英大手企業の採用、名前伏せて選考へ 偏見排除を目指す
ロンドン(CNNMoney) 金融大手HSBCや会計事務所デロイトをはじめとする英国の大企業や地方自治体などの採用試験で今後、応募者の名前を伏せた書類選考が実施されることになった。外国人に聞こえる名前のせいで不利になる状況を改善するため、英政府が提唱している対策だ。
経済協力開発機構(OECD)の調査によると、英国では外国人と思われる名前を持つ人が志望先へ履歴書を送っても、通過する確率は英国人らしい名前の人に比べ、半分にとどまっている。キャメロン英首相はこれを「不名誉な結果だ」と嘆いた。
名前なしでの選考はHSBCとデロイトのほか、英ヴァージン・グループの金融機関ヴァージン・マネー、公共放送のBBC、国民保健サービス(NHS)、地方政府や公共サービス機関が導入を表明している。

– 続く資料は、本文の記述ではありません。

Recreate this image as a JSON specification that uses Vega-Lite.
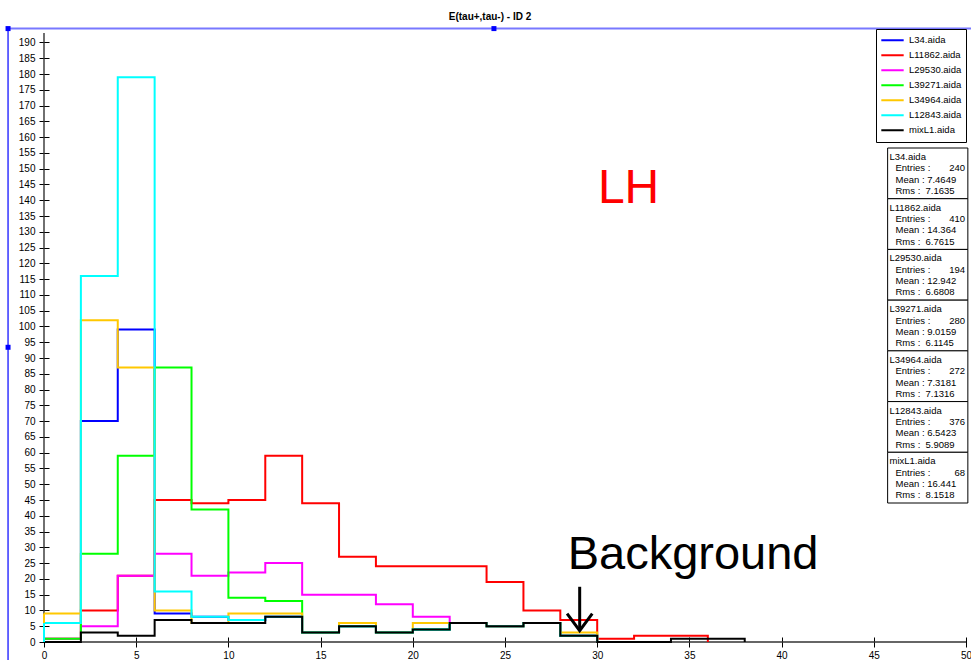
{
  "$schema": "https://vega.github.io/schema/vega-lite/v6.json",
  "width": 922,
  "height": 609,
  "autosize": {"type": "none"},
  "padding": {"left": 44, "top": 33, "right": 5, "bottom": 18},
  "background": "white",
  "config": {"view": {"stroke": null}, "font": "Liberation Sans"},
  "title": {"text": "E(tau+,tau-) - ID 2", "fontSize": 10, "fontWeight": "bold", "font": "Liberation Sans", "color": "black", "offset": 4, "dx": -15, "anchor": "middle"},
  "data": {"values": [{}]},
  "datasets": {
    "hist": [
      {"file": "L34.aida", "edge": 0, "count": 6}, {"file": "L34.aida", "edge": 2, "count": 70}, {"file": "L34.aida", "edge": 4, "count": 99}, {"file": "L34.aida", "edge": 6, "count": 9}, {"file": "L34.aida", "edge": 8, "count": 8}, {"file": "L34.aida", "edge": 10, "count": 7}, {"file": "L34.aida", "edge": 12, "count": 8}, {"file": "L34.aida", "edge": 14, "count": 3}, {"file": "L34.aida", "edge": 16, "count": 5}, {"file": "L34.aida", "edge": 18, "count": 3}, {"file": "L34.aida", "edge": 20, "count": 4}, {"file": "L34.aida", "edge": 22, "count": 6}, {"file": "L34.aida", "edge": 24, "count": 5}, {"file": "L34.aida", "edge": 26, "count": 6}, {"file": "L34.aida", "edge": 28, "count": 2}, {"file": "L34.aida", "edge": 30, "count": 0},
      {"file": "L11862.aida", "edge": 0, "count": 1}, {"file": "L11862.aida", "edge": 2, "count": 10}, {"file": "L11862.aida", "edge": 4, "count": 21}, {"file": "L11862.aida", "edge": 6, "count": 45}, {"file": "L11862.aida", "edge": 8, "count": 44}, {"file": "L11862.aida", "edge": 10, "count": 45}, {"file": "L11862.aida", "edge": 12, "count": 59}, {"file": "L11862.aida", "edge": 14, "count": 44}, {"file": "L11862.aida", "edge": 16, "count": 27}, {"file": "L11862.aida", "edge": 18, "count": 24}, {"file": "L11862.aida", "edge": 20, "count": 24}, {"file": "L11862.aida", "edge": 22, "count": 24}, {"file": "L11862.aida", "edge": 24, "count": 19}, {"file": "L11862.aida", "edge": 26, "count": 10}, {"file": "L11862.aida", "edge": 28, "count": 7}, {"file": "L11862.aida", "edge": 30, "count": 1}, {"file": "L11862.aida", "edge": 32, "count": 2}, {"file": "L11862.aida", "edge": 34, "count": 2}, {"file": "L11862.aida", "edge": 36, "count": 0},
      {"file": "L29530.aida", "edge": 0, "count": 1}, {"file": "L29530.aida", "edge": 2, "count": 5}, {"file": "L29530.aida", "edge": 4, "count": 21}, {"file": "L29530.aida", "edge": 6, "count": 28}, {"file": "L29530.aida", "edge": 8, "count": 21}, {"file": "L29530.aida", "edge": 10, "count": 22}, {"file": "L29530.aida", "edge": 12, "count": 25}, {"file": "L29530.aida", "edge": 14, "count": 15}, {"file": "L29530.aida", "edge": 16, "count": 15}, {"file": "L29530.aida", "edge": 18, "count": 12}, {"file": "L29530.aida", "edge": 20, "count": 8}, {"file": "L29530.aida", "edge": 22, "count": 6}, {"file": "L29530.aida", "edge": 24, "count": 5}, {"file": "L29530.aida", "edge": 26, "count": 6}, {"file": "L29530.aida", "edge": 28, "count": 2}, {"file": "L29530.aida", "edge": 30, "count": 0},
      {"file": "L39271.aida", "edge": 0, "count": 1}, {"file": "L39271.aida", "edge": 2, "count": 28}, {"file": "L39271.aida", "edge": 4, "count": 59}, {"file": "L39271.aida", "edge": 6, "count": 87}, {"file": "L39271.aida", "edge": 8, "count": 42}, {"file": "L39271.aida", "edge": 10, "count": 14}, {"file": "L39271.aida", "edge": 12, "count": 13}, {"file": "L39271.aida", "edge": 14, "count": 3}, {"file": "L39271.aida", "edge": 16, "count": 5}, {"file": "L39271.aida", "edge": 18, "count": 3}, {"file": "L39271.aida", "edge": 20, "count": 4}, {"file": "L39271.aida", "edge": 22, "count": 6}, {"file": "L39271.aida", "edge": 24, "count": 5}, {"file": "L39271.aida", "edge": 26, "count": 6}, {"file": "L39271.aida", "edge": 28, "count": 2}, {"file": "L39271.aida", "edge": 30, "count": 0},
      {"file": "L34964.aida", "edge": 0, "count": 9}, {"file": "L34964.aida", "edge": 2, "count": 102}, {"file": "L34964.aida", "edge": 4, "count": 87}, {"file": "L34964.aida", "edge": 6, "count": 10}, {"file": "L34964.aida", "edge": 8, "count": 6}, {"file": "L34964.aida", "edge": 10, "count": 9}, {"file": "L34964.aida", "edge": 12, "count": 9}, {"file": "L34964.aida", "edge": 14, "count": 3}, {"file": "L34964.aida", "edge": 16, "count": 6}, {"file": "L34964.aida", "edge": 18, "count": 3}, {"file": "L34964.aida", "edge": 20, "count": 6}, {"file": "L34964.aida", "edge": 22, "count": 6}, {"file": "L34964.aida", "edge": 24, "count": 5}, {"file": "L34964.aida", "edge": 26, "count": 6}, {"file": "L34964.aida", "edge": 28, "count": 3}, {"file": "L34964.aida", "edge": 30, "count": 0},
      {"file": "L12843.aida", "edge": 0, "count": 6}, {"file": "L12843.aida", "edge": 2, "count": 116}, {"file": "L12843.aida", "edge": 4, "count": 179}, {"file": "L12843.aida", "edge": 6, "count": 16}, {"file": "L12843.aida", "edge": 8, "count": 8}, {"file": "L12843.aida", "edge": 10, "count": 7}, {"file": "L12843.aida", "edge": 12, "count": 8}, {"file": "L12843.aida", "edge": 14, "count": 3}, {"file": "L12843.aida", "edge": 16, "count": 5}, {"file": "L12843.aida", "edge": 18, "count": 3}, {"file": "L12843.aida", "edge": 20, "count": 4}, {"file": "L12843.aida", "edge": 22, "count": 6}, {"file": "L12843.aida", "edge": 24, "count": 5}, {"file": "L12843.aida", "edge": 26, "count": 6}, {"file": "L12843.aida", "edge": 28, "count": 2}, {"file": "L12843.aida", "edge": 30, "count": 0},
      {"file": "mixL1.aida", "edge": 0, "count": 0}, {"file": "mixL1.aida", "edge": 2, "count": 3}, {"file": "mixL1.aida", "edge": 4, "count": 2}, {"file": "mixL1.aida", "edge": 6, "count": 7}, {"file": "mixL1.aida", "edge": 8, "count": 6}, {"file": "mixL1.aida", "edge": 10, "count": 6}, {"file": "mixL1.aida", "edge": 12, "count": 8}, {"file": "mixL1.aida", "edge": 14, "count": 3}, {"file": "mixL1.aida", "edge": 16, "count": 5}, {"file": "mixL1.aida", "edge": 18, "count": 3}, {"file": "mixL1.aida", "edge": 20, "count": 4}, {"file": "mixL1.aida", "edge": 22, "count": 6}, {"file": "mixL1.aida", "edge": 24, "count": 5}, {"file": "mixL1.aida", "edge": 26, "count": 6}, {"file": "mixL1.aida", "edge": 28, "count": 2}, {"file": "mixL1.aida", "edge": 30, "count": 0}, {"file": "mixL1.aida", "edge": 32, "count": 0}, {"file": "mixL1.aida", "edge": 34, "count": 1}, {"file": "mixL1.aida", "edge": 36, "count": 1}, {"file": "mixL1.aida", "edge": 38, "count": 0}
    ],
    "stats": [
      {"file": "L34.aida", "entries": 240, "mean": "7.4649", "rms": "7.1635"},
      {"file": "L11862.aida", "entries": 410, "mean": "14.364", "rms": "6.7615"},
      {"file": "L29530.aida", "entries": 194, "mean": "12.942", "rms": "6.6808"},
      {"file": "L39271.aida", "entries": 280, "mean": "9.0159", "rms": "6.1145"},
      {"file": "L34964.aida", "entries": 272, "mean": "7.3181", "rms": "7.1316"},
      {"file": "L12843.aida", "entries": 376, "mean": "6.5423", "rms": "5.9089"},
      {"file": "mixL1.aida", "entries": 68, "mean": "16.441", "rms": "8.1518"}
    ]
  },
  "layer": [
    {
      "layer": [
        {
          "mark": {"type": "rule", "color": "#7878ff", "strokeWidth": 2},
          "encoding": {
            "x": {"datum": -1.95, "type": "quantitative", "scale": {"domain": [0, 50], "nice": false, "zero": false}},
            "x2": {"datum": 50.3},
            "y": {"datum": 194.4, "type": "quantitative", "scale": {"domain": [0, 193], "nice": false}}
          }
        },
        {
          "mark": {"type": "rule", "color": "#0000ff", "strokeWidth": 1.2},
          "encoding": {
            "x": {"datum": -1.95, "type": "quantitative", "scale": {"domain": [0, 50], "nice": false, "zero": false}},
            "y": {"datum": -6, "type": "quantitative", "scale": {"domain": [0, 193], "nice": false}},
            "y2": {"datum": 194.4}
          }
        },
        {
          "mark": {"type": "point", "shape": "square", "filled": true, "color": "#0000ff", "size": 25, "opacity": 1},
          "encoding": {
            "x": {"datum": -1.95, "type": "quantitative", "scale": {"domain": [0, 50], "nice": false, "zero": false}},
            "y": {"datum": 194.4, "type": "quantitative", "scale": {"domain": [0, 193], "nice": false}}
          }
        },
        {
          "mark": {"type": "point", "shape": "square", "filled": true, "color": "#0000ff", "size": 25, "opacity": 1},
          "encoding": {
            "x": {"datum": 24.4, "type": "quantitative"},
            "y": {"datum": 194.4, "type": "quantitative", "scale": {"domain": [0, 193], "nice": false}}
          }
        },
        {
          "mark": {"type": "point", "shape": "square", "filled": true, "color": "#0000ff", "size": 25, "opacity": 1},
          "encoding": {
            "x": {"datum": -1.95, "type": "quantitative", "scale": {"domain": [0, 50], "nice": false, "zero": false}},
            "y": {"datum": 93.4, "type": "quantitative"}
          }
        },
        {
          "mark": {"type": "rule", "color": "#333333", "strokeWidth": 1.4},
          "encoding": {"x": {"datum": 0, "type": "quantitative"}}
        },
        {
          "mark": {"type": "rule", "color": "#333333", "strokeWidth": 1.4},
          "encoding": {"y": {"datum": 0, "type": "quantitative"}}
        },
        {
          "data": {"name": "hist"},
          "mark": {"type": "line", "interpolate": "step-after", "strokeWidth": 2},
          "encoding": {
            "x": {
              "field": "edge", "type": "quantitative",
              "scale": {"domain": [0, 50], "nice": false, "zero": false},
              "axis": {"title": null, "tickCount": 10, "offset": -5, "tickSize": 10, "domain": false, "grid": false, "labelFontSize": 10, "labelColor": "black", "tickColor": "black", "labelPadding": 3, "labelFlush": false, "labelFont": "Liberation Sans"}
            },
            "y": {
              "field": "count", "type": "quantitative",
              "scale": {"domain": [0, 193], "nice": false},
              "axis": {"title": null, "tickCount": 40, "offset": -5, "tickSize": 10, "domain": false, "grid": false, "labelFontSize": 10, "labelColor": "black", "tickColor": "black", "labelPadding": 4, "labelFlush": false, "labelFont": "Liberation Sans"}
            },
            "color": {
              "field": "file", "type": "nominal",
              "scale": {
                "domain": ["L34.aida", "L11862.aida", "L29530.aida", "L39271.aida", "L34964.aida", "L12843.aida", "mixL1.aida"],
                "range": ["#0000ff", "#ff0000", "#ff00ff", "#00ff00", "#ffc800", "#00ffff", "#000000"]
              },
              "legend": {
                "title": null, "orient": "none", "legendX": 832, "legendY": -4,
                "strokeColor": "black", "fillColor": "white", "padding": 4,
                "symbolType": "stroke", "symbolStrokeWidth": 2, "symbolSize": 500,
                "labelFontSize": 9.5, "labelFont": "Liberation Sans", "labelColor": "black", "labelOffset": 4,
                "clipHeight": 14.5, "rowPadding": 0
              }
            }
          }
        },
        {
          "data": {"name": "hist"},
          "transform": [{"filter": "datum.edge == 0"}],
          "mark": {"type": "rule", "strokeWidth": 2},
          "encoding": {
            "x": {"field": "edge", "type": "quantitative"},
            "y": {"field": "count", "type": "quantitative"},
            "y2": {"datum": 0},
            "color": {"field": "file", "type": "nominal"}
          }
        },
        {
          "mark": {"type": "text", "text": "LH", "color": "#ff0000", "fontSize": 48, "font": "Liberation Sans", "align": "center", "baseline": "alphabetic"},
          "encoding": {"x": {"datum": 31.7, "type": "quantitative"}, "y": {"datum": 139, "type": "quantitative"}}
        },
        {
          "mark": {"type": "text", "text": "Background", "color": "black", "fontSize": 47, "font": "Liberation Sans", "align": "center", "baseline": "alphabetic"},
          "encoding": {"x": {"datum": 35.2, "type": "quantitative"}, "y": {"datum": 23.2, "type": "quantitative"}}
        },
        {
          "mark": {"type": "rule", "color": "black", "strokeWidth": 3},
          "encoding": {"x": {"datum": 29.05, "type": "quantitative"}, "y": {"datum": 17.5, "type": "quantitative"}, "y2": {"datum": 3.8}}
        },
        {
          "mark": {"type": "point", "shape": "M-0.74,-1L0,0L0.74,-1", "filled": false, "stroke": "black", "strokeWidth": 3, "size": 1156, "opacity": 1, "strokeJoin": "miter"},
          "encoding": {"x": {"datum": 29.05, "type": "quantitative"}, "y": {"datum": 3.6, "type": "quantitative"}}
        }
      ]
    },
    {
      "data": {"name": "stats"},
      "encoding": {
        "y": {"field": "file", "type": "nominal", "sort": null, "scale": {"range": [115, 470], "paddingInner": 0, "paddingOuter": 0}, "axis": null}
      },
      "layer": [
        {
          "mark": {"type": "rect", "fill": "white", "stroke": "black", "strokeWidth": 1},
          "encoding": {"x": {"datum": 45.75, "type": "quantitative"}, "x2": {"datum": 50.1}}
        },
        {
          "mark": {"type": "text", "align": "left", "baseline": "middle", "fontSize": 9.5, "font": "Liberation Sans", "color": "black", "dy": -16.3},
          "encoding": {"x": {"datum": 45.85, "type": "quantitative"}, "text": {"field": "file"}}
        },
        {
          "transform": [{"calculate": "'Entries :\\nMean : ' + datum.mean + '\\nRms :\u00a0\u00a0' + datum.rms", "as": "block"}],
          "mark": {"type": "text", "align": "left", "baseline": "middle", "lineBreak": "\n", "lineHeight": 11.3, "fontSize": 9.5, "font": "Liberation Sans", "color": "black", "dy": -5, "dx": 6},
          "encoding": {"x": {"datum": 45.85, "type": "quantitative"}, "text": {"field": "block"}}
        },
        {
          "mark": {"type": "text", "align": "right", "baseline": "middle", "fontSize": 9.5, "font": "Liberation Sans", "color": "black", "dy": -5},
          "encoding": {"x": {"datum": 49.95, "type": "quantitative"}, "text": {"field": "entries"}}
        }
      ]
    }
  ],
  "resolve": {"scale": {"y": "independent"}, "axis": {"y": "independent"}}
}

デロイトのデービッド・スプロール最高経営責任者(CEO)は「この方式なら無意識の偏見を排除し、民族や性別、過去の事情ではなく将来性に基づいた採用ができる」と話す。
同社はさらに、大卒者の出身校を聞かずに面接を実施する方針も示した。
OECDによると、名前のせいで就職が不利になる傾向は英国だけでなく、調査対象となった先進17カ国のすべてにみられた。米国では「黒人らしい名前」が最も不利との結果が出ている。